- **EXERCISE PROMPT**: Write out all the lines again, precisely as they stand, but without the images.

- **DATASET CONTENT**:
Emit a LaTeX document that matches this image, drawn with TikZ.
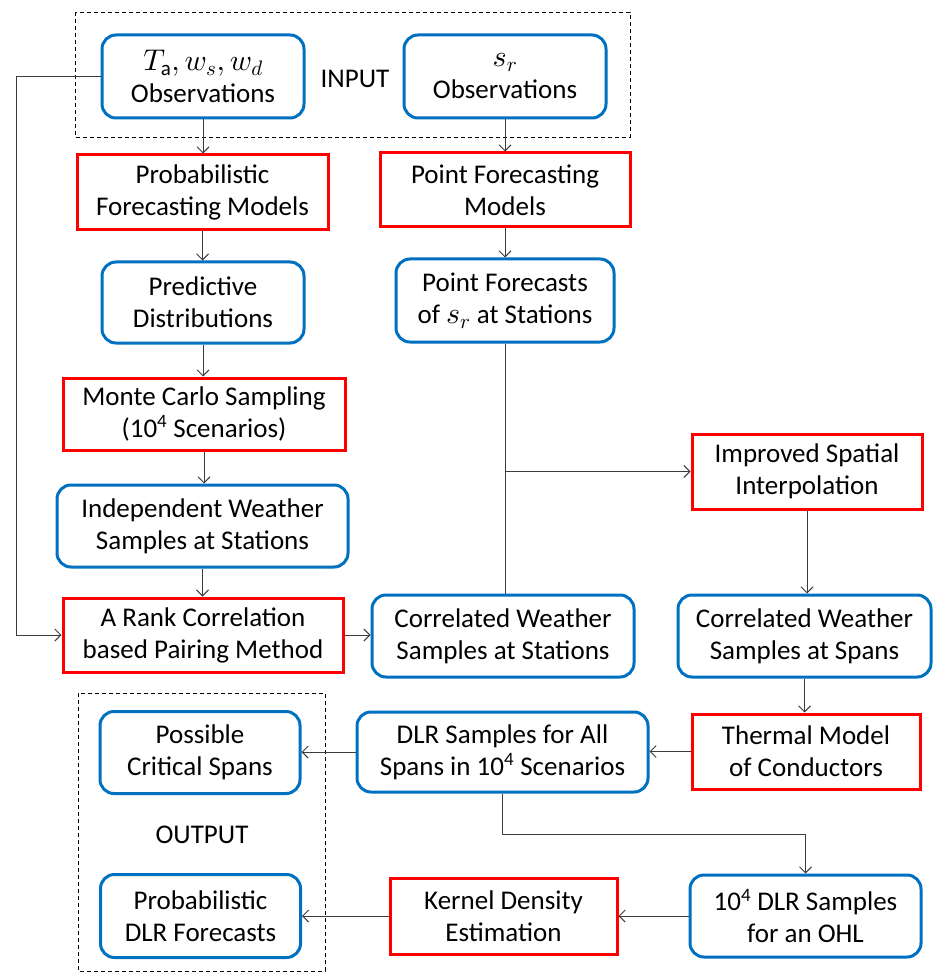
\documentclass[tikz,border=0pt]{standalone}
\usepackage{fontspec}
\setmainfont{Carlito}
\DeclareFontShape{OML}{cmm}{m}{it}{<->cmmi10}{}
\DeclareFontShape{OMS}{cmsy}{m}{n}{<->cmsy10}{}
\DeclareFontShape{OT1}{cmr}{m}{n}{<->cmr10}{}
\usetikzlibrary{arrows.meta}
\definecolor{bxblue}{RGB}{0,112,192}
\definecolor{bxred}{RGB}{255,0,0}
\definecolor{lncol}{RGB}{60,60,60}
\newcommand{\bigmath}[1]{{\fontsize{30}{32}\selectfont$#1$}}
\begin{document}
\begin{tikzpicture}[x=1pt,y=-1pt,
  base/.style={align=center, inner sep=0pt, font=\fontsize{27}{32}\selectfont, line width=3pt, text=black},
  bbox/.style={base, draw=bxblue, rounded corners=14pt},
  rbox/.style={base, draw=bxred},
  arr/.style={line width=1pt, draw=lncol, -{Straight Barb[length=6pt,width=12pt]}},
  plain/.style={line width=1pt, draw=lncol},
  dbox/.style={draw=black, line width=0.9pt, dash pattern=on 4pt off 3pt},
  lbl/.style={font=\fontsize{27}{32}\selectfont, inner sep=0pt}]
\useasboundingbox (0,0) rectangle (933,973);
\fill[white] (0,0) rectangle (933,973);
% dashed groups
\draw[dbox] (75,12) rectangle (630,137);
\draw[dbox] (78,693) rectangle (325,971);
\node[lbl] (inlbl) at (355,79) {INPUT};
\node[lbl] (outlbl) at (202,835) {OUTPUT};
% nodes
\node[bbox, minimum width=202pt, minimum height=83pt] (obsT) at (203,76.5) {\bigmath{T_{\mathrm{a}}, w_s, w_d}\\Observations};
\node[bbox, minimum width=202pt, minimum height=83pt] (obsS) at (505,76.5) {\bigmath{s_r}\\Observations};
\node[rbox, minimum width=251pt, minimum height=75pt] (pfm) at (202.5,192.5) {Probabilistic\\Forecasting Models};
\node[rbox, minimum width=250pt, minimum height=74pt] (ptm) at (505,190) {Point Forecasting\\Models};
\node[bbox, minimum width=202pt, minimum height=81pt] (pred) at (203,302.5) {Predictive\\Distributions};
\node[bbox, minimum width=218pt, minimum height=83pt] (pfc) at (505,300.5) {Point Forecasts\\of \bigmath{s_r} at Stations};
\node[rbox, minimum width=282pt, minimum height=72pt] (mc) at (204,414) {Monte Carlo Sampling\\(10\textsuperscript{4} Scenarios)};
\node[bbox, minimum width=291pt, minimum height=82pt] (indep) at (202.5,526) {Independent Weather\\Samples at Stations};
\node[rbox, minimum width=280pt, minimum height=74pt] (rank) at (203,635) {A Rank Correlation\\based Pairing Method};
\node[bbox, minimum width=262pt, minimum height=82pt] (corrSt) at (503,636) {Correlated Weather\\Samples at Stations};
\node[rbox, minimum width=230pt, minimum height=75pt] (impr) at (807,471.5) {Improved Spatial\\Interpolation};
\node[bbox, minimum width=253pt, minimum height=82pt] (corrSp) at (804.5,636) {Correlated Weather\\Samples at Spans};
\node[rbox, minimum width=228pt, minimum height=75pt] (therm) at (806,751.5) {Thermal Model\\of Conductors};
\node[bbox, minimum width=291pt, minimum height=80pt] (dlr) at (502.5,752) {DLR Samples for All\\Spans in 10\textsuperscript{4} Scenarios};
\node[bbox, minimum width=200pt, minimum height=82pt] (poss) at (200,752.5) {Possible\\Critical Spans};
\node[bbox, minimum width=200pt, minimum height=83pt] (pdlr) at (200.5,916) {Probabilistic\\DLR Forecasts};
\node[rbox, minimum width=227pt, minimum height=76pt] (kde) at (503.5,916) {Kernel Density\\Estimation};
\node[bbox, minimum width=231pt, minimum height=82pt] (ohl) at (805.5,916) {10\textsuperscript{4} DLR Samples\\for an OHL};
% helper coordinates
\coordinate (lc) at (16,78);
\coordinate (bend) at (503,834);
% connectors
\draw[arr] (obsT.west) -- (obsT.west -| lc) -- (lc |- rank.west) -- (rank.west);
\draw[arr] (obsT.south) -- (obsT.south |- pfm.north);
\draw[arr] (obsS.south) -- (obsS.south |- ptm.north);
\draw[arr] (pfm.south) -- (pfm.south |- pred.north);
\draw[arr] (ptm.south) -- (ptm.south |- pfc.north);
\draw[arr] (pred.south) -- (pred.south |- mc.north);
\draw[arr] (mc.south) -- (mc.south |- indep.north);
\draw[arr] (indep.south) -- (indep.south |- rank.north);
\draw[plain] (pfc.south) -- (pfc.south |- corrSt.north);
\draw[arr] (pfc.south |- impr.west) -- (impr.west);
\draw[arr] (rank.east) -- (rank.east -| corrSt.west);
\draw[arr] (impr.south) -- (impr.south |- corrSp.north);
\draw[arr] (corrSp.south) -- (corrSp.south |- therm.north);
\draw[arr] (therm.west) -- (therm.west -| dlr.east);
\draw[arr] (dlr.west) -- (dlr.west -| poss.east);
\draw[arr] (dlr.south) -- (dlr.south |- bend) -- (bend -| ohl.north) -- (ohl.north);
\draw[arr] (ohl.west) -- (ohl.west -| kde.east);
\draw[arr] (kde.west) -- (kde.west -| pdlr.east);
\end{tikzpicture}
\end{document}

- **RESPONSE TO THE TASK**:
Emit a LaTeX document that matches this image, drawn with TikZ.
\documentclass[tikz,border=0pt]{standalone}
\usepackage{fontspec}
\setmainfont{Carlito}
\DeclareFontShape{OML}{cmm}{m}{it}{<->cmmi10}{}
\DeclareFontShape{OMS}{cmsy}{m}{n}{<->cmsy10}{}
\DeclareFontShape{OT1}{cmr}{m}{n}{<->cmr10}{}
\usetikzlibrary{arrows.meta}
\definecolor{bxblue}{RGB}{0,112,192}
\definecolor{bxred}{RGB}{255,0,0}
\definecolor{lncol}{RGB}{60,60,60}
\newcommand{\bigmath}[1]{{\fontsize{30}{32}\selectfont$#1$}}
\begin{document}
\begin{tikzpicture}[x=1pt,y=-1pt,
  base/.style={align=center, inner sep=0pt, font=\fontsize{27}{32}\selectfont, line width=3pt, text=black},
  bbox/.style={base, draw=bxblue, rounded corners=14pt},
  rbox/.style={base, draw=bxred},
  arr/.style={line width=1pt, draw=lncol, -{Straight Barb[length=6pt,width=12pt]}},
  plain/.style={line width=1pt, draw=lncol},
  dbox/.style={draw=black, line width=0.9pt, dash pattern=on 4pt off 3pt},
  lbl/.style={font=\fontsize{27}{32}\selectfont, inner sep=0pt}]
\useasboundingbox (0,0) rectangle (933,973);
\fill[white] (0,0) rectangle (933,973);
% dashed groups
\draw[dbox] (75,12) rectangle (630,137);
\draw[dbox] (78,693) rectangle (325,971);
\node[lbl] (inlbl) at (355,79) {INPUT};
\node[lbl] (outlbl) at (202,835) {OUTPUT};
% nodes
\node[bbox, minimum width=202pt, minimum height=83pt] (obsT) at (203,76.5) {\bigmath{T_{\mathrm{a}}, w_s, w_d}\\Observations};
\node[bbox, minimum width=202pt, minimum height=83pt] (obsS) at (505,76.5) {\bigmath{s_r}\\Observations};
\node[rbox, minimum width=251pt, minimum height=75pt] (pfm) at (202.5,192.5) {Probabilistic\\Forecasting Models};
\node[rbox, minimum width=250pt, minimum height=74pt] (ptm) at (505,190) {Point Forecasting\\Models};
\node[bbox, minimum width=202pt, minimum height=81pt] (pred) at (203,302.5) {Predictive\\Distributions};
\node[bbox, minimum width=218pt, minimum height=83pt] (pfc) at (505,300.5) {Point Forecasts\\of \bigmath{s_r} at Stations};
\node[rbox, minimum width=282pt, minimum height=72pt] (mc) at (204,414) {Monte Carlo Sampling\\(10\textsuperscript{4} Scenarios)};
\node[bbox, minimum width=291pt, minimum height=82pt] (indep) at (202.5,526) {Independent Weather\\Samples at Stations};
\node[rbox, minimum width=280pt, minimum height=74pt] (rank) at (203,635) {A Rank Correlation\\based Pairing Method};
\node[bbox, minimum width=262pt, minimum height=82pt] (corrSt) at (503,636) {Correlated Weather\\Samples at Stations};
\node[rbox, minimum width=230pt, minimum height=75pt] (impr) at (807,471.5) {Improved Spatial\\Interpolation};
\node[bbox, minimum width=253pt, minimum height=82pt] (corrSp) at (804.5,636) {Correlated Weather\\Samples at Spans};
\node[rbox, minimum width=228pt, minimum height=75pt] (therm) at (806,751.5) {Thermal Model\\of Conductors};
\node[bbox, minimum width=291pt, minimum height=80pt] (dlr) at (502.5,752) {DLR Samples for All\\Spans in 10\textsuperscript{4} Scenarios};
\node[bbox, minimum width=200pt, minimum height=82pt] (poss) at (200,752.5) {Possible\\Critical Spans};
\node[bbox, minimum width=200pt, minimum height=83pt] (pdlr) at (200.5,916) {Probabilistic\\DLR Forecasts};
\node[rbox, minimum width=227pt, minimum height=76pt] (kde) at (503.5,916) {Kernel Density\\Estimation};
\node[bbox, minimum width=231pt, minimum height=82pt] (ohl) at (805.5,916) {10\textsuperscript{4} DLR Samples\\for an OHL};
% helper coordinates
\coordinate (lc) at (16,78);
\coordinate (bend) at (503,834);
% connectors
\draw[arr] (obsT.west) -- (obsT.west -| lc) -- (lc |- rank.west) -- (rank.west);
\draw[arr] (obsT.south) -- (obsT.south |- pfm.north);
\draw[arr] (obsS.south) -- (obsS.south |- ptm.north);
\draw[arr] (pfm.south) -- (pfm.south |- pred.north);
\draw[arr] (ptm.south) -- (ptm.south |- pfc.north);
\draw[arr] (pred.south) -- (pred.south |- mc.north);
\draw[arr] (mc.south) -- (mc.south |- indep.north);
\draw[arr] (indep.south) -- (indep.south |- rank.north);
\draw[plain] (pfc.south) -- (pfc.south |- corrSt.north);
\draw[arr] (pfc.south |- impr.west) -- (impr.west);
\draw[arr] (rank.east) -- (rank.east -| corrSt.west);
\draw[arr] (impr.south) -- (impr.south |- corrSp.north);
\draw[arr] (corrSp.south) -- (corrSp.south |- therm.north);
\draw[arr] (therm.west) -- (therm.west -| dlr.east);
\draw[arr] (dlr.west) -- (dlr.west -| poss.east);
\draw[arr] (dlr.south) -- (dlr.south |- bend) -- (bend -| ohl.north) -- (ohl.north);
\draw[arr] (ohl.west) -- (ohl.west -| kde.east);
\draw[arr] (kde.west) -- (kde.west -| pdlr.east);
\end{tikzpicture}
\end{document}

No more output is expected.